Le jeu qui consiste à émettre des ondes électro-magnétiques au nez et à la barbe des Chleuhs me plaît bien. J'y suis habile. Etre chef ne m'excite pas. Je n'ai ni la formation ni le penchant pour l'organisation des autres. Donner, ou recevoir, des ordres m'embête. Le panier aux grades n'est pas ma tasse de thé.

Mais comme Daniel me laisse une organisation qui tourne toute seule, et que Hugues Limonti - GERMAIN - maîtrise bien le réseau des courriers, je n'ai guère de problème.

À Paris, la Délégation n'est pas encore installée. Pas de secrétariat, ni de service de courrier, pas de radio.

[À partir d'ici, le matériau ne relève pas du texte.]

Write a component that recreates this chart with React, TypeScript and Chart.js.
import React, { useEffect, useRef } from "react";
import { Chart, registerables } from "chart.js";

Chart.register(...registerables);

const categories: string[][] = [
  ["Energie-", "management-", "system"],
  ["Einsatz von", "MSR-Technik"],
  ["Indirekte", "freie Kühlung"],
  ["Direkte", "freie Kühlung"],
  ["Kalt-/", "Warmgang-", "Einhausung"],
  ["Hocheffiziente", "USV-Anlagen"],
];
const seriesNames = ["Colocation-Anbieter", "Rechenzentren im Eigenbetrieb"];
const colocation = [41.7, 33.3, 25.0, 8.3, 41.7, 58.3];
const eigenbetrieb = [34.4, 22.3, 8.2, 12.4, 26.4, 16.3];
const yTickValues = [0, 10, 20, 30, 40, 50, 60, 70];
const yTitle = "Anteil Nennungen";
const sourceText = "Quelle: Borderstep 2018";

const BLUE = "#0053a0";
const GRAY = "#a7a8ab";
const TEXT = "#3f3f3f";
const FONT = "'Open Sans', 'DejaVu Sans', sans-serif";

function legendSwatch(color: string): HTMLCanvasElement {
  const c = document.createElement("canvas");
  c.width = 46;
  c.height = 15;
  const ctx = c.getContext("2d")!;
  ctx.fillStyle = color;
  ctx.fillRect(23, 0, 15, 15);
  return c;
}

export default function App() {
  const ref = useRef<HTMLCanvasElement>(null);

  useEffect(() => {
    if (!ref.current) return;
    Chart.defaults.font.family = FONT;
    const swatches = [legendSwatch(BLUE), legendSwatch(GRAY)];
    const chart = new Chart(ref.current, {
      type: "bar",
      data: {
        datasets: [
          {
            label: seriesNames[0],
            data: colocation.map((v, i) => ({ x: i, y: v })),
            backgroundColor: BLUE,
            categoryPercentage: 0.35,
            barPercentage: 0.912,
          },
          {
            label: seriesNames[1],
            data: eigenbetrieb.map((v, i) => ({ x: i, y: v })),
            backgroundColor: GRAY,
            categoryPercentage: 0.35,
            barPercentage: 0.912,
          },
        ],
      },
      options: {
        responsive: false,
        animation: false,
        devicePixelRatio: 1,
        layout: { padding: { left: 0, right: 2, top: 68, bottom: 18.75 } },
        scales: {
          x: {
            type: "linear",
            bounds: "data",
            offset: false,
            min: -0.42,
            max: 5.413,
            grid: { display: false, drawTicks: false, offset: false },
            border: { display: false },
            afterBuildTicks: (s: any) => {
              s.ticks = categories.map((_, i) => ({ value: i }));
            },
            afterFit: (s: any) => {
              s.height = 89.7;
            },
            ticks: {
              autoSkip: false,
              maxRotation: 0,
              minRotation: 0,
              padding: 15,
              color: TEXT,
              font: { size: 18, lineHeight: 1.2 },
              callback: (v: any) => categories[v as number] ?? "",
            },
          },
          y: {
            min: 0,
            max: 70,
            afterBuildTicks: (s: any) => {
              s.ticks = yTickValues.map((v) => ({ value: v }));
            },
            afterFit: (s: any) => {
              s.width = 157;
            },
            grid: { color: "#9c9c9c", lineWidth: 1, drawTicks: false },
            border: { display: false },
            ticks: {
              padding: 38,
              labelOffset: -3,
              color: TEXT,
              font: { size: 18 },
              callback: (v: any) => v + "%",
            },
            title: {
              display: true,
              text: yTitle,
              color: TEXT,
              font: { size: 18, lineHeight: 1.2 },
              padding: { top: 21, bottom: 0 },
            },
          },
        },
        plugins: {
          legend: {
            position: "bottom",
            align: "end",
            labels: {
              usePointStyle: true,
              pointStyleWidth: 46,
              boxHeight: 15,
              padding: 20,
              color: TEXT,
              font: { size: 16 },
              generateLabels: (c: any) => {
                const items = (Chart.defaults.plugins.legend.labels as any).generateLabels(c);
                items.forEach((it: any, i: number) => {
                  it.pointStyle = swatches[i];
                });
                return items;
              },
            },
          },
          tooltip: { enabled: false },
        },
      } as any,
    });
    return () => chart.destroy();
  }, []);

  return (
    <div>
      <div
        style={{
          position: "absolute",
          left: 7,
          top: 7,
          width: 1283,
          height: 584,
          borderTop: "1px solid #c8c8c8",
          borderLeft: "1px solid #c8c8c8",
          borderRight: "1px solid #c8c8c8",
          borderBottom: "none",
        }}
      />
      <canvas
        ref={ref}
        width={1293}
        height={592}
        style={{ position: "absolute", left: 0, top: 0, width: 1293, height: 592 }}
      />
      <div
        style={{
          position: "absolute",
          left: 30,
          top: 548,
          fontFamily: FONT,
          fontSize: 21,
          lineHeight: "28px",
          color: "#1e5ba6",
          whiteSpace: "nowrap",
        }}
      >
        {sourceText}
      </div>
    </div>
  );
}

Daniel Cordier emmène MADO - Laure Diebolt - sa secrétaire, les courriers Léopold Van Dievortt, Suzette Olivier. FERNAND[51], un radio de marine recruté en France et que j'ai formé à nos méthodes, va avec eux et emporte un poste émetteur et le plan d'émission TAMAR.

Il n'est pas certain que ce plan d'émission fonctionne à Paris. Ses cristaux de quartz (qui donnent la longueur d'onde de l'émission) ont été choisis pour bien couvrir la distance entre Lyon et l'Angleterre, environ 700 kms. Ils ne conviendront peut-être pas à celle qui sépare Paris de la Home Station, 300 kms. Par précaution, on organise un courrier pour apporter les télés du secrétariat parisien à la WT lyonnaise: excellente idée, qui sera appliquée pendant plusieurs semaines.

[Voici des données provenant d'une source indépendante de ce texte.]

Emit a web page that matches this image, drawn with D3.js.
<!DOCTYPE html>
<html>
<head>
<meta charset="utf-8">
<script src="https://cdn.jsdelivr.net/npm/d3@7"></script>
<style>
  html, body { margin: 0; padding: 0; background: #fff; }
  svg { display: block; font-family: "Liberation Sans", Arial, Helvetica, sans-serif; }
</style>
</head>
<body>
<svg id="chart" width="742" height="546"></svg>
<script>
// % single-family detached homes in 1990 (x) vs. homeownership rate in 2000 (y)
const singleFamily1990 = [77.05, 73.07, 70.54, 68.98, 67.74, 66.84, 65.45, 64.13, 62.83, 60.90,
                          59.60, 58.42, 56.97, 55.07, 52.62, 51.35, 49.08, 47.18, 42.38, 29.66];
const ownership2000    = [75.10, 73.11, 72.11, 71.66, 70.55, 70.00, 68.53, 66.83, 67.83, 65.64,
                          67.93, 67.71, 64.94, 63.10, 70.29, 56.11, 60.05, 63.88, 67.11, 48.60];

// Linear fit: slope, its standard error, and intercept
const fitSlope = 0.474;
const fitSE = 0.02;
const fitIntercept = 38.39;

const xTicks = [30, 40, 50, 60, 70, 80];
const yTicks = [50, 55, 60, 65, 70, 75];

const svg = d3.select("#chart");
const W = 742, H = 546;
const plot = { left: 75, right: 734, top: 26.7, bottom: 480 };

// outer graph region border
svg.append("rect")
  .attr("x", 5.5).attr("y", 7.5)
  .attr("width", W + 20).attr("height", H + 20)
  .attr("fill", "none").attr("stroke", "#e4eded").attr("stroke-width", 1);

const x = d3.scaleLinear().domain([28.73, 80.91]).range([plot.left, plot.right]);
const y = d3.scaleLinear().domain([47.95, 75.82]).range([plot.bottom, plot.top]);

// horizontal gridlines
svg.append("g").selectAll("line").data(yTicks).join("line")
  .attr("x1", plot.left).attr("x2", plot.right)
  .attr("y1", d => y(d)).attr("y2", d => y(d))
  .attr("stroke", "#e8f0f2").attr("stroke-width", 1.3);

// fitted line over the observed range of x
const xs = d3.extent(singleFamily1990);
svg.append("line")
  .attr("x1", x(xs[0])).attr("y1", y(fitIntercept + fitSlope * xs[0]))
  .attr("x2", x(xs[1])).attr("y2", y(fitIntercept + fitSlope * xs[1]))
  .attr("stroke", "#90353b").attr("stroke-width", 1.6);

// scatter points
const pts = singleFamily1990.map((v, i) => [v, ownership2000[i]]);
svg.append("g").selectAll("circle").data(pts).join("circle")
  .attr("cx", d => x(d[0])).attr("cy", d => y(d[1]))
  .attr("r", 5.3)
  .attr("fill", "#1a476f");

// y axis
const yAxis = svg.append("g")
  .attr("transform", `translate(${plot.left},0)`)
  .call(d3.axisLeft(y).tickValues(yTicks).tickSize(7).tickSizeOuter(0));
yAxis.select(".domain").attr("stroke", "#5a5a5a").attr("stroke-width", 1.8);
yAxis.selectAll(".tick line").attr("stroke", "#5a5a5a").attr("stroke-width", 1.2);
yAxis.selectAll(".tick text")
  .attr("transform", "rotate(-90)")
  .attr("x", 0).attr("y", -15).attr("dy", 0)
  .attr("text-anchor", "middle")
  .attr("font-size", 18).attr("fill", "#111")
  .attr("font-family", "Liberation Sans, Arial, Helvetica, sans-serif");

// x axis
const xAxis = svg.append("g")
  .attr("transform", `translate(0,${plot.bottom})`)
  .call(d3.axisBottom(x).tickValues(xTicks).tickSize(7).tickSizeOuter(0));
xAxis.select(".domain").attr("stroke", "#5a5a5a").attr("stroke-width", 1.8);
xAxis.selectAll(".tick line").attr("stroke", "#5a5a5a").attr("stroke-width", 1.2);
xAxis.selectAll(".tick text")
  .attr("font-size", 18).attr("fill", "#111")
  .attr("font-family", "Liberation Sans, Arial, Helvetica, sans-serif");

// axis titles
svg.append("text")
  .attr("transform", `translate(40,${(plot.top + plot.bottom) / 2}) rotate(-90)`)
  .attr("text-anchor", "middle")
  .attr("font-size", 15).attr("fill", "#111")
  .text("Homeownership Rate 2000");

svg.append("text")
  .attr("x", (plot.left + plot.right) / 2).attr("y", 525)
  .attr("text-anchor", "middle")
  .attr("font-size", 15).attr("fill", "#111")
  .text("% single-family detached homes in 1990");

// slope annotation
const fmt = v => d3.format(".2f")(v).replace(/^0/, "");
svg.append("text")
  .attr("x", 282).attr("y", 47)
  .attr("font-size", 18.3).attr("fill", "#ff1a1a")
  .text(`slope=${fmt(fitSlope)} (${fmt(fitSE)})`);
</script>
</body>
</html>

Innovation: le Broadcast. Un émetteur puissant, automatique, donc avec un Morse de bonne qualité, répétant chaque mot, envoie les télés d'Angleterre à destination des clandestins.

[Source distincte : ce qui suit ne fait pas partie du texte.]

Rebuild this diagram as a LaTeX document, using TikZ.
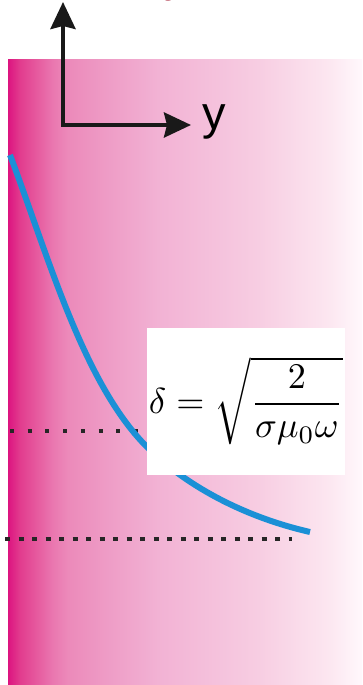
\documentclass[tikz,border=0pt]{standalone}
\usepackage{amsmath}
\usepackage{graphicx}
\usepackage{fontspec}
\setsansfont{Liberation Sans}
\usepackage{tikz}
\usetikzlibrary{arrows.meta,positioning,calc}
\definecolor{skinpink}{RGB}{220,20,128}
\definecolor{curveblue}{RGB}{27,144,214}
\definecolor{titlered}{RGB}{160,20,42}
\pgfdeclarehorizontalshading{skinfade}{100bp}{%
  color(0bp)=(skinpink); color(25bp)=(skinpink);
  color(26.7bp)=(rgb,255:red,226;green,60;blue,142);
  color(31.4bp)=(rgb,255:red,234;green,120;blue,176);
  color(33.5bp)=(rgb,255:red,236;green,138;blue,186);
  color(39bp)=(rgb,255:red,238;green,156;blue,198);
  color(46.2bp)=(rgb,255:red,242;green,178;blue,212);
  color(60.3bp)=(rgb,255:red,247;green,205;blue,226);
  color(70.2bp)=(rgb,255:red,252;green,230;blue,240);
  color(75bp)=(rgb,255:red,255;green,248;blue,252);
  color(100bp)=(rgb,255:red,255;green,248;blue,252)}
\newcommand{\skindepth}{\resizebox{194pt}{!}{$\displaystyle\delta=\sqrt{\frac{2}{\sigma\mu_0\omega}}$}}

\begin{document}
\begin{tikzpicture}[
  x=1pt, y=-1pt,
  axis/.style={line width=4pt, black!90, -{Stealth[length=27pt, width=25pt, inset=3pt]}},
  level/.style={line width=3.5pt, black!85},
  decay/.style={line width=6pt, curveblue},
  formula/.style={fill=white, inner sep=0pt, minimum width=198pt, minimum height=147pt}]
\useasboundingbox (0,0) rectangle (362,685);
% conductor
\shade[shading=skinfade] (8,60) rectangle (362,685);
\node[text=titlered, font=\sffamily\fontsize{46}{50}\selectfont, anchor=base] (ttl) at (176,-8) {y};
% depth levels
\coordinate (d1a) at (10,431);
\coordinate (d1b) at (142,431);
\coordinate (d2a) at (5,539);
\coordinate (d2b) at (292,539);
\draw[level, dash pattern=on 4pt off 13.7pt] (d1a) -- (d1b);
\draw[level, dash pattern=on 5pt off 8.5pt] (d2a) -- (d2b);
% field amplitude
\coordinate (top) at (10,155);
\coordinate (mid) at (147,447);
\coordinate (tail) at (310,532);
\draw[decay] (top) .. controls (48,255) and (83,383) .. (mid)
  .. controls (183,483) and (240,516) .. (tail);
\node[formula] (eq) at (246,401) {\skindepth};
% axes
\coordinate (o) at (63,125);
\coordinate (zend) at (63,2);
\coordinate (yend) at (191,125);
\draw[axis] (o) -- (zend);
\draw[axis] ([xshift=-2pt]o) -- (yend);
\node[font=\sffamily\fontsize{47}{50}\selectfont, anchor=base west, inner sep=0pt] (ylab) at (202,129) {y};
\end{tikzpicture}
\end{document}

Broadcast: c'est le geste du semeur. C'est la station grand public, Radio Londres, qui jette les télés en l'air: aux destinataires qui connaissent les heures et les fréquences qui leur sont attribuées d'écouter si leur indicatif s'y trouve, et alors de les saisir. Plus besoin de prendre contact, il suffit à chacun de passer à l'écoute à l'heure dite et de copier ce qui lui est destiné. Aucun risque d'être repéré par le KWU: la gonio est impuissante contre ce système.

On remplace des noms de code: de SALM W je deviens ROLS. On change les plans d'émission pour d'autres, plus élaborés. EEL, mon fidèle depuis le début, mon favori, celui qui passait quand les autres s'embrouillaient, est accompagné de EEL BLUE et EEL RED. D'autres plans arrivent d'Angleterre: GANGES et RHONE en avril; et en mai: TAGUS, PIKE RED et BLUE. On ne peut pas se plaindre, il y a du matériel. Je reçois même des compliments: "Félicitations pour votre travail! Section chiffre nous apprend que votre codage est parfait!"

Les maquis s'agrandissent pour permettre aux jeunes hommes d'échapper à l'obligation d'aller travailler en Allemagne. L'importance de celui du Vercors est telle que la WT lui fournit un de ses opérateurs, avec le plan d'émission VOLGA.

Raids alliés sur l'Allemagne, de plus en plus écrasants: plusieurs milliers de tonnes de bombes à la fois. On va peut-être finir par la gagner cette guerre? C'est le Printemps.